> [Short exercise]: Your copy should be exact, beginning at the line containing "Recreate this image" and ending at the line containing "const valuesC = [14, 11, 5, 4, 1, 1, 1];", with both lines kept and every picture dropped.

● ● ● ● ● ● ●

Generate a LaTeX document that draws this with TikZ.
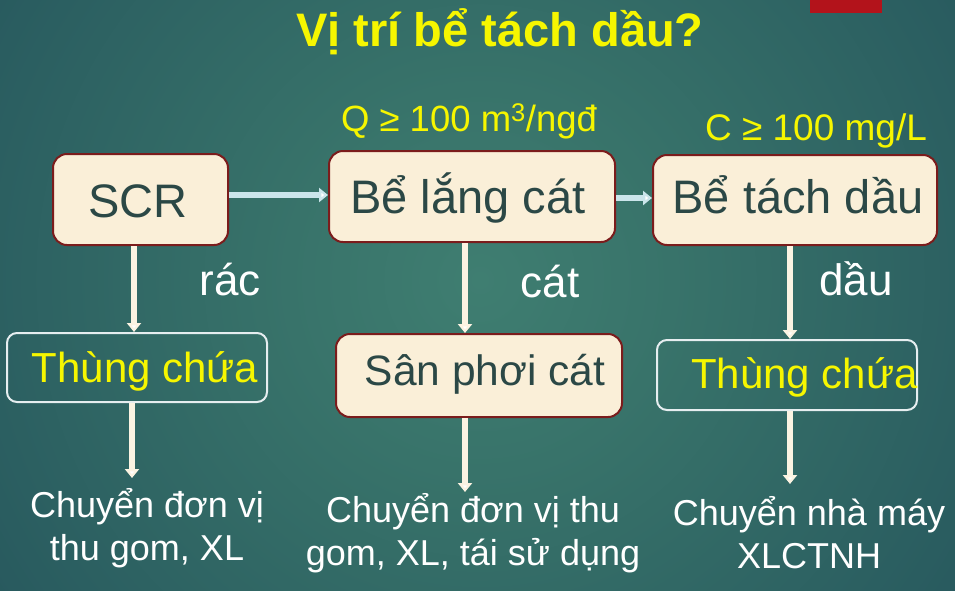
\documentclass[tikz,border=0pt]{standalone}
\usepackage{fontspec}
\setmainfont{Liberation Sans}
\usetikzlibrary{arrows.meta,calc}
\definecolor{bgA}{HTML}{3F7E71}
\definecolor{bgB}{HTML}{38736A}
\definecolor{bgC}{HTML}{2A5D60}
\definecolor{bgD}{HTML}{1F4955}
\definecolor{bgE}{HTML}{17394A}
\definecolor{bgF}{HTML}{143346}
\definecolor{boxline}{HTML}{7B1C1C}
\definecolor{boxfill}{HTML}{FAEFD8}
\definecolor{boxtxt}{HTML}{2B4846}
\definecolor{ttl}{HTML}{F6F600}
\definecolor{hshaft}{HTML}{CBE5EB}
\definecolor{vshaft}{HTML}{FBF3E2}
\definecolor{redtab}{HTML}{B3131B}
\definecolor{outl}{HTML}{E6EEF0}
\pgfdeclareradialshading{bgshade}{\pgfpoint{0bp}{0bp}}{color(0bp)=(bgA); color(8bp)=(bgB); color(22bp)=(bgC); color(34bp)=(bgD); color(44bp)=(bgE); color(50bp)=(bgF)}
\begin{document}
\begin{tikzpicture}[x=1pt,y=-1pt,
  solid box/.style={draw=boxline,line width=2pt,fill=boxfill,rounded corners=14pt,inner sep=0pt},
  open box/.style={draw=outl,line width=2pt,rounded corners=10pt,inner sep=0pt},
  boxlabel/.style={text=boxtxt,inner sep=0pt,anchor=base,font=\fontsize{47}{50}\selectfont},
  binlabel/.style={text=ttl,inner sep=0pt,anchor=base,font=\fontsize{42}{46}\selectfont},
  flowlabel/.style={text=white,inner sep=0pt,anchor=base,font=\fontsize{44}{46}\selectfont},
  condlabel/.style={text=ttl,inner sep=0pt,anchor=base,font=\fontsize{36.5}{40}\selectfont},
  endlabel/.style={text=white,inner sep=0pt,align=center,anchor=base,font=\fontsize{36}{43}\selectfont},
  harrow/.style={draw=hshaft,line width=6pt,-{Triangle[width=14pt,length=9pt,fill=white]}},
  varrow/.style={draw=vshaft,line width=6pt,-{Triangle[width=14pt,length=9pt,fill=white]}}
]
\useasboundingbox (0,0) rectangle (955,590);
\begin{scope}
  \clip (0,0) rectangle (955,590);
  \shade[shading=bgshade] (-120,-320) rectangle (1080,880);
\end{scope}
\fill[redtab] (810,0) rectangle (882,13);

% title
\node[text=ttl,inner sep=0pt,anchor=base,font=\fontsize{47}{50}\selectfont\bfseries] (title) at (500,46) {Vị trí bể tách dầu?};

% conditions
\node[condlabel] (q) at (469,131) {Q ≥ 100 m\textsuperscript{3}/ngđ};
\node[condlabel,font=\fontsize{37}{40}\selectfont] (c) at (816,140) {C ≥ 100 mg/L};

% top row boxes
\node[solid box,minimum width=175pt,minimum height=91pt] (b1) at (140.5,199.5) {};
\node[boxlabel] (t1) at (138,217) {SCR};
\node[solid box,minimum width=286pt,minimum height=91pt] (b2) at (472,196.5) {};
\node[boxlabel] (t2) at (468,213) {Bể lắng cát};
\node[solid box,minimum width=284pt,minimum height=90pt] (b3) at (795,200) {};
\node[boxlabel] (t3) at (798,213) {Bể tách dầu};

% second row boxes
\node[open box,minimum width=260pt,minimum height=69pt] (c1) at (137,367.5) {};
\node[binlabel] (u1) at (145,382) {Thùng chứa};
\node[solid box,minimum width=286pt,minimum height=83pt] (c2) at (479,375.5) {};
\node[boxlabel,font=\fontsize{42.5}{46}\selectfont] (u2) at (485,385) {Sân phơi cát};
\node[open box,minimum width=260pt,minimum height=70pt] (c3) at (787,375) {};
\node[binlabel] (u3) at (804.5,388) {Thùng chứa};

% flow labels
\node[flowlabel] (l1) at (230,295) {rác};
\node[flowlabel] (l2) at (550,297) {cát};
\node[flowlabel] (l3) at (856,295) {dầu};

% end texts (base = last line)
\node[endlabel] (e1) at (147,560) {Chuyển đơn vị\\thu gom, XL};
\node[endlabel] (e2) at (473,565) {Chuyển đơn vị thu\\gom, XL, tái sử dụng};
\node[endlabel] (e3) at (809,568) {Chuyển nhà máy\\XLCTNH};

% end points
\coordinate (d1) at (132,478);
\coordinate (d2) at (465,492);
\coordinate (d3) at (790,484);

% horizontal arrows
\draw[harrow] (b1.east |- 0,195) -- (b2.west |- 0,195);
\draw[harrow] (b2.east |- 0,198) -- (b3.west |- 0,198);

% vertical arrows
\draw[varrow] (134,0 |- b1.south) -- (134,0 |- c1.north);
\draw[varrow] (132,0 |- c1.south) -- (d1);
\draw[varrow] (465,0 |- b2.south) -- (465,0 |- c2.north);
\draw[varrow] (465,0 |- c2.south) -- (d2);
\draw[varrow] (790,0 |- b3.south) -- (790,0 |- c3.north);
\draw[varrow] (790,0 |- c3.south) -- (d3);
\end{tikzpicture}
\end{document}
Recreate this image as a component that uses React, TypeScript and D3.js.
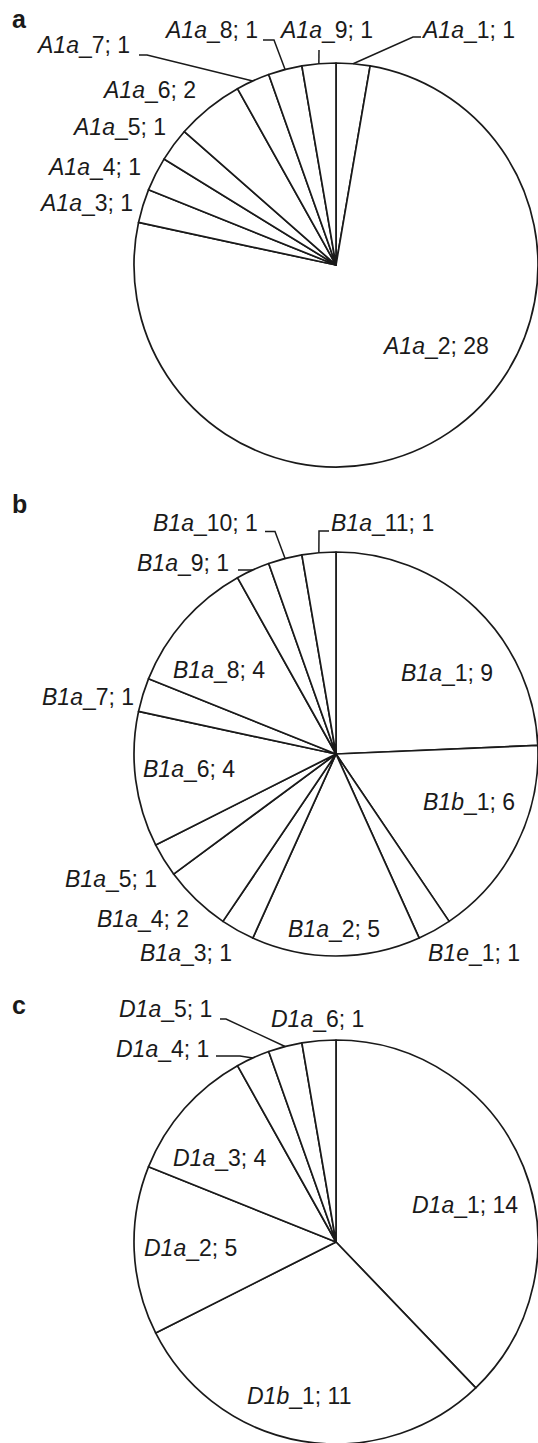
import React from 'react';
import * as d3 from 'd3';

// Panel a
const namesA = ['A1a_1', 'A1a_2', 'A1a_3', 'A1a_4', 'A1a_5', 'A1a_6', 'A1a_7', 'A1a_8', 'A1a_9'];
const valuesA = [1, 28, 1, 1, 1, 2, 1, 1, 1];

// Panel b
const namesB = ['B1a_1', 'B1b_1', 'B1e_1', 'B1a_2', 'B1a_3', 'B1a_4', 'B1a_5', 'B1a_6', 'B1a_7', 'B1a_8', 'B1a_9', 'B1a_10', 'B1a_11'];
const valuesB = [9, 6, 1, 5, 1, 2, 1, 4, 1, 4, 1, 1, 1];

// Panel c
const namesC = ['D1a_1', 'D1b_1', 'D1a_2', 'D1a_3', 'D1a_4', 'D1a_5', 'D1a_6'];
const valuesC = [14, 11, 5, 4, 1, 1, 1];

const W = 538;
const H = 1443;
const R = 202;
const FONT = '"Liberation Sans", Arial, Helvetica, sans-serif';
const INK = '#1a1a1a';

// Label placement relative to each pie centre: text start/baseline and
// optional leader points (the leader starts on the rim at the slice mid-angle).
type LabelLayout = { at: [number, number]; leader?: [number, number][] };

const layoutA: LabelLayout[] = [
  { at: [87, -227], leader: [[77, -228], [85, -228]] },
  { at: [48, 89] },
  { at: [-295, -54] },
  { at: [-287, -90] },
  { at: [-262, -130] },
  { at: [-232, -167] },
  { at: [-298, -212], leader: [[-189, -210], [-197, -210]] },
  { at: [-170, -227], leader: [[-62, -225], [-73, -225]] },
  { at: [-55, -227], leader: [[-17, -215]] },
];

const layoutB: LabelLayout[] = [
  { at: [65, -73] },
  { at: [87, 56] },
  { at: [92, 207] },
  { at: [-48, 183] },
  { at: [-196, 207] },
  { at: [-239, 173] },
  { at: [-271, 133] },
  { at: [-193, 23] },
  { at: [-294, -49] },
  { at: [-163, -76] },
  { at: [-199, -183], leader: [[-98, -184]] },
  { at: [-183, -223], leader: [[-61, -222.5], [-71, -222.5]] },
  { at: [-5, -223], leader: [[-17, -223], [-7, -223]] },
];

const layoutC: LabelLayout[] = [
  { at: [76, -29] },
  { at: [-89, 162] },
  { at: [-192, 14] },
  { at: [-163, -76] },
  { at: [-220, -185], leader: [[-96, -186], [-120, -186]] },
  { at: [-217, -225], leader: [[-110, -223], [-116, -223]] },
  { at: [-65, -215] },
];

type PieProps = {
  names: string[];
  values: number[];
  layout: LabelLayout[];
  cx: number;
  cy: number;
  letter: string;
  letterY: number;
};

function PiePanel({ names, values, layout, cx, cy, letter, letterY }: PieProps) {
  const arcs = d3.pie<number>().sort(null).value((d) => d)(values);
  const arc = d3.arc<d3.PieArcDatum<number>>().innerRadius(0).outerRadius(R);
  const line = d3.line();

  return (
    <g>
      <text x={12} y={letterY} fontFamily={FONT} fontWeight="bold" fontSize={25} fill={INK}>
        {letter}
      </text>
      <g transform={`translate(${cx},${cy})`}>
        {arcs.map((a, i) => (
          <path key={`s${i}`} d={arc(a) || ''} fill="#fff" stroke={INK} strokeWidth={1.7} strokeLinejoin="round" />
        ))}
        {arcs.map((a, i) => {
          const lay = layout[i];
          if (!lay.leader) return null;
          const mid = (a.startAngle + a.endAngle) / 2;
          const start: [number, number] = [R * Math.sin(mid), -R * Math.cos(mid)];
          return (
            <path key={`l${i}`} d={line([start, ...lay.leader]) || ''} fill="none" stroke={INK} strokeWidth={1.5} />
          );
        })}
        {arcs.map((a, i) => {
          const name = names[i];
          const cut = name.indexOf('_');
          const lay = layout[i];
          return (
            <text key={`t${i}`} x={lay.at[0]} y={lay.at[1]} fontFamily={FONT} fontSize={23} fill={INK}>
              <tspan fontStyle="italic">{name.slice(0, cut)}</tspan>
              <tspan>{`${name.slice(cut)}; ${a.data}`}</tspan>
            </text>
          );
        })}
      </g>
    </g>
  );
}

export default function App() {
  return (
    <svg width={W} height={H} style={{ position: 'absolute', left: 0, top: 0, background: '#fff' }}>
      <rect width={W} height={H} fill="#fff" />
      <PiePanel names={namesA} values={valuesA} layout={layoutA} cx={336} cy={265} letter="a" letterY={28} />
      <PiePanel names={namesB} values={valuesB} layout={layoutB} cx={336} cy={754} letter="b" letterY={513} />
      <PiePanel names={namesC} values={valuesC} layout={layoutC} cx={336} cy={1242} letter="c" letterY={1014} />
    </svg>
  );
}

● ● ● ● ● ● ●

> [Complete response]:
Recreate this image as a component that uses React, TypeScript and D3.js.
import React from 'react';
import * as d3 from 'd3';

// Panel a
const namesA = ['A1a_1', 'A1a_2', 'A1a_3', 'A1a_4', 'A1a_5', 'A1a_6', 'A1a_7', 'A1a_8', 'A1a_9'];
const valuesA = [1, 28, 1, 1, 1, 2, 1, 1, 1];

// Panel b
const namesB = ['B1a_1', 'B1b_1', 'B1e_1', 'B1a_2', 'B1a_3', 'B1a_4', 'B1a_5', 'B1a_6', 'B1a_7', 'B1a_8', 'B1a_9', 'B1a_10', 'B1a_11'];
const valuesB = [9, 6, 1, 5, 1, 2, 1, 4, 1, 4, 1, 1, 1];

// Panel c
const namesC = ['D1a_1', 'D1b_1', 'D1a_2', 'D1a_3', 'D1a_4', 'D1a_5', 'D1a_6'];
const valuesC = [14, 11, 5, 4, 1, 1, 1];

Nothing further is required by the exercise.